> **Work instructions**
Read the listing below and copy out every line that holds "matplotlib".

> **Data extract**
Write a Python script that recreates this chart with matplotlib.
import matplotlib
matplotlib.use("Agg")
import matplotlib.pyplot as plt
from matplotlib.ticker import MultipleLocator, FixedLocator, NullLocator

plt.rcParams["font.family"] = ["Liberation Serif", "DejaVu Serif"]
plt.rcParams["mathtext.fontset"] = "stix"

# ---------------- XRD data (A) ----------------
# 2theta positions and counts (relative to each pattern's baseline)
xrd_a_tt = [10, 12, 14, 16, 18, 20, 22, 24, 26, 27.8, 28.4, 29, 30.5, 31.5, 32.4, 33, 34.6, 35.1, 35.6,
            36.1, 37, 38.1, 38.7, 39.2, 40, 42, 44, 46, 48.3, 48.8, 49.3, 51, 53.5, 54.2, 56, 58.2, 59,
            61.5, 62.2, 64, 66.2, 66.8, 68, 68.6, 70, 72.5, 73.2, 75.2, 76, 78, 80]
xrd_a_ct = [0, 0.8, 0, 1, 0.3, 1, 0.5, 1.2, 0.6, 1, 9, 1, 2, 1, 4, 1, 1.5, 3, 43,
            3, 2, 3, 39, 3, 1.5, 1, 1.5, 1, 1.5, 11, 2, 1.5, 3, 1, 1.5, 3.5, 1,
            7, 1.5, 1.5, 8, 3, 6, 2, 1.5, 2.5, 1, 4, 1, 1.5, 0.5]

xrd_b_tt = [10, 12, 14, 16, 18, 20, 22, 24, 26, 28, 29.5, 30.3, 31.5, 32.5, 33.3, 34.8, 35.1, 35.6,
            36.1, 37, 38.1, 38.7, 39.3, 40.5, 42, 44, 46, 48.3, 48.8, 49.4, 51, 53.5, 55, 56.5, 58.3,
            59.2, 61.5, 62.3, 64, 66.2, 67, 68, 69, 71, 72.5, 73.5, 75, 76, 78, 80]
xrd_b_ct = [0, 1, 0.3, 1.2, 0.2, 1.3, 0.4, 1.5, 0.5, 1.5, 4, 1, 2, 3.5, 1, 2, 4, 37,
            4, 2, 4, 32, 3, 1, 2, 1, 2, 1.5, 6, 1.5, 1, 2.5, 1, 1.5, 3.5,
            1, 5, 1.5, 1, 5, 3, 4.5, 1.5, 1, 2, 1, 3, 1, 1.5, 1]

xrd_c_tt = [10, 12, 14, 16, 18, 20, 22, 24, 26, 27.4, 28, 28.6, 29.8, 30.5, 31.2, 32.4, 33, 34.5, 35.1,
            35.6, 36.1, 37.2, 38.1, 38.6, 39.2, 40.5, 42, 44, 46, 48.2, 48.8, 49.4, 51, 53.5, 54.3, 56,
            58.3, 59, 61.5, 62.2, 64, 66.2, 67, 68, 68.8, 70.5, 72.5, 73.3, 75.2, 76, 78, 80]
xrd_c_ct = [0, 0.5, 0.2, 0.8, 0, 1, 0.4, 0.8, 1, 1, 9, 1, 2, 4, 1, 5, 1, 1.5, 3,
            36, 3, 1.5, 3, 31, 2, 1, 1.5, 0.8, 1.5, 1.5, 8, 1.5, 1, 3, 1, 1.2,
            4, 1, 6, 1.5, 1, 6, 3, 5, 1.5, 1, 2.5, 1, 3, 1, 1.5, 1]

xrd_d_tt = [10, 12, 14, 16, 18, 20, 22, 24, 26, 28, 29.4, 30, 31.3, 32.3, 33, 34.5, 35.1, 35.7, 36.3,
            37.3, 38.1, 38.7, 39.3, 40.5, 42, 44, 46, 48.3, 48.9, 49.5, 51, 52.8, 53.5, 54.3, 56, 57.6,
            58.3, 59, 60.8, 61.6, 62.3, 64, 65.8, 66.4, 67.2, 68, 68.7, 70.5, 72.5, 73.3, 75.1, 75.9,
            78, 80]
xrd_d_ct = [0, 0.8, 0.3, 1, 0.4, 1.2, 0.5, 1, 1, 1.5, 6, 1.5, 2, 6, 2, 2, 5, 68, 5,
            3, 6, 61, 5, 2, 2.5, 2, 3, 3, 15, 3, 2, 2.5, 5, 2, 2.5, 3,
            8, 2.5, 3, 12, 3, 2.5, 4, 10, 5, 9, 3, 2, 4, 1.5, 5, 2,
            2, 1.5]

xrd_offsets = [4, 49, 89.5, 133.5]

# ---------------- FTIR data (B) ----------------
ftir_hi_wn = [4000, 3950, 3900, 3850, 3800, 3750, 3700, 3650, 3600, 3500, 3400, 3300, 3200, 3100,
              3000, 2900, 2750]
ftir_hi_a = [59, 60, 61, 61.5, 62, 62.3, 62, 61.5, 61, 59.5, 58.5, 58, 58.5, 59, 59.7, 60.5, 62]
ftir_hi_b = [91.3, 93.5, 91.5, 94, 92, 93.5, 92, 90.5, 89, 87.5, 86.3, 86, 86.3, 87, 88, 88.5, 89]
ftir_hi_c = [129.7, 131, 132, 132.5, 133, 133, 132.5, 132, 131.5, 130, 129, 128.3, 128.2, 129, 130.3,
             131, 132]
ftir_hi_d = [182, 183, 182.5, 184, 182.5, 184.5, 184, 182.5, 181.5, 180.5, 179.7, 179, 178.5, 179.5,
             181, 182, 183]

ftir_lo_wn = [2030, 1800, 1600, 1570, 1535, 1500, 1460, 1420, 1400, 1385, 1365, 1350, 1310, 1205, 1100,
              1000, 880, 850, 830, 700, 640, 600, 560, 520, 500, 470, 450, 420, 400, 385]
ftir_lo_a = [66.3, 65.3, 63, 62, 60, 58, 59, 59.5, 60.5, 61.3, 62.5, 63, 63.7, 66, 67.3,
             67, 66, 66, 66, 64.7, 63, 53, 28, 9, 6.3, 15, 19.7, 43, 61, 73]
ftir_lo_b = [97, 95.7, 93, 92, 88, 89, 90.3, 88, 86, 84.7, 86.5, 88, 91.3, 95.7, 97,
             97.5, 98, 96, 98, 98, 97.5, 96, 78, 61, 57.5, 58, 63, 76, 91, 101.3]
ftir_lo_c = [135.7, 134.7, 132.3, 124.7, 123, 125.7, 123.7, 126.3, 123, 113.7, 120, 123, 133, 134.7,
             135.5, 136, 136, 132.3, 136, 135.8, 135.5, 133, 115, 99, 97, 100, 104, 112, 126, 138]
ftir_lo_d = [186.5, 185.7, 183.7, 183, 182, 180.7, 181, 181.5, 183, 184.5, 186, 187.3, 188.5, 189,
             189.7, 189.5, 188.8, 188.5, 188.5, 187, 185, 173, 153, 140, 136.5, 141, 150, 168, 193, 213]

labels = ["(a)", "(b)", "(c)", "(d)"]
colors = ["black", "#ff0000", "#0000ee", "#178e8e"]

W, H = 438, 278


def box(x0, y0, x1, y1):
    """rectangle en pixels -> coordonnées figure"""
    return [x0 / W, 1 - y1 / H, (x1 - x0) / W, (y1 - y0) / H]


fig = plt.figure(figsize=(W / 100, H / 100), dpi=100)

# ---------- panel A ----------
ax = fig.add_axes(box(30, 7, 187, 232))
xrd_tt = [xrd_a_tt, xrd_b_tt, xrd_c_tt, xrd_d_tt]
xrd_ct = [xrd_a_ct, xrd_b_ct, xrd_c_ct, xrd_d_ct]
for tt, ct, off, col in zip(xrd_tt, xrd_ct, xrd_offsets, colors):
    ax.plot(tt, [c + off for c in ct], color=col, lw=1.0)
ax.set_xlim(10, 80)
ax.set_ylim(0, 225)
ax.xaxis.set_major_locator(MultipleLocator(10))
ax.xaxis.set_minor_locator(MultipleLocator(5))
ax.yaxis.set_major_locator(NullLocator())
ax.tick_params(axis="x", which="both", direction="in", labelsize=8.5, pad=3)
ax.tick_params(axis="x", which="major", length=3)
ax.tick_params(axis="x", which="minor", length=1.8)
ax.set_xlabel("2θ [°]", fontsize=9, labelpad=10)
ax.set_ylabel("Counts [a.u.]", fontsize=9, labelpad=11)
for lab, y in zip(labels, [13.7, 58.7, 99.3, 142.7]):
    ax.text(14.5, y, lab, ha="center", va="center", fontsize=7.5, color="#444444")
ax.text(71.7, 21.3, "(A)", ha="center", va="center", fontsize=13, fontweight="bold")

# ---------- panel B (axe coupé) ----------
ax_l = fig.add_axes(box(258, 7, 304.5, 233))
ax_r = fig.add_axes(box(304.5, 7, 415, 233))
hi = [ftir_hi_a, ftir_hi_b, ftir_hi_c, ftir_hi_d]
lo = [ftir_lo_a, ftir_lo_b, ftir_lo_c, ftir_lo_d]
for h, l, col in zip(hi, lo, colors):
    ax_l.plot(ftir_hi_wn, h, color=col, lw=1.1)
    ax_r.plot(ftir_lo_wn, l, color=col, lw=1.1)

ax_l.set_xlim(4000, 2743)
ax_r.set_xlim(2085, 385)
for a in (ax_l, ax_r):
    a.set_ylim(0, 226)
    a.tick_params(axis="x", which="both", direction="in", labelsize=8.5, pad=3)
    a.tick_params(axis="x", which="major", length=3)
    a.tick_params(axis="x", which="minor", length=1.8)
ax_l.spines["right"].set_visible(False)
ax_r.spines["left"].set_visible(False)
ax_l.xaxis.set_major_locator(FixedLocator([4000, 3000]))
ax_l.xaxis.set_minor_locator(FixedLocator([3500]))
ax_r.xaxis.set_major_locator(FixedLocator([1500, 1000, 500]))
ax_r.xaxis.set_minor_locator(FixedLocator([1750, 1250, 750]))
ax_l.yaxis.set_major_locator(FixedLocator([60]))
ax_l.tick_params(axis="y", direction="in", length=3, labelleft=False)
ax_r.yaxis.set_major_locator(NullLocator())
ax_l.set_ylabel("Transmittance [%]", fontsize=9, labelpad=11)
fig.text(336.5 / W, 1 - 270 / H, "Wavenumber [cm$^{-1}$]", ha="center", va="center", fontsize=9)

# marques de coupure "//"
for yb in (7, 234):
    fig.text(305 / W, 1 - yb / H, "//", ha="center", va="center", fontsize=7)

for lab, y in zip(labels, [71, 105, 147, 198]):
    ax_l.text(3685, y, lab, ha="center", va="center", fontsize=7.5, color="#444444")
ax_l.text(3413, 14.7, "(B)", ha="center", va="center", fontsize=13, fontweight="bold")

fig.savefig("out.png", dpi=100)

> **Worked answer**
Write a Python script that recreates this chart with matplotlib.
import matplotlib
matplotlib.use("Agg")
import matplotlib.pyplot as plt
from matplotlib.ticker import MultipleLocator, FixedLocator, NullLocator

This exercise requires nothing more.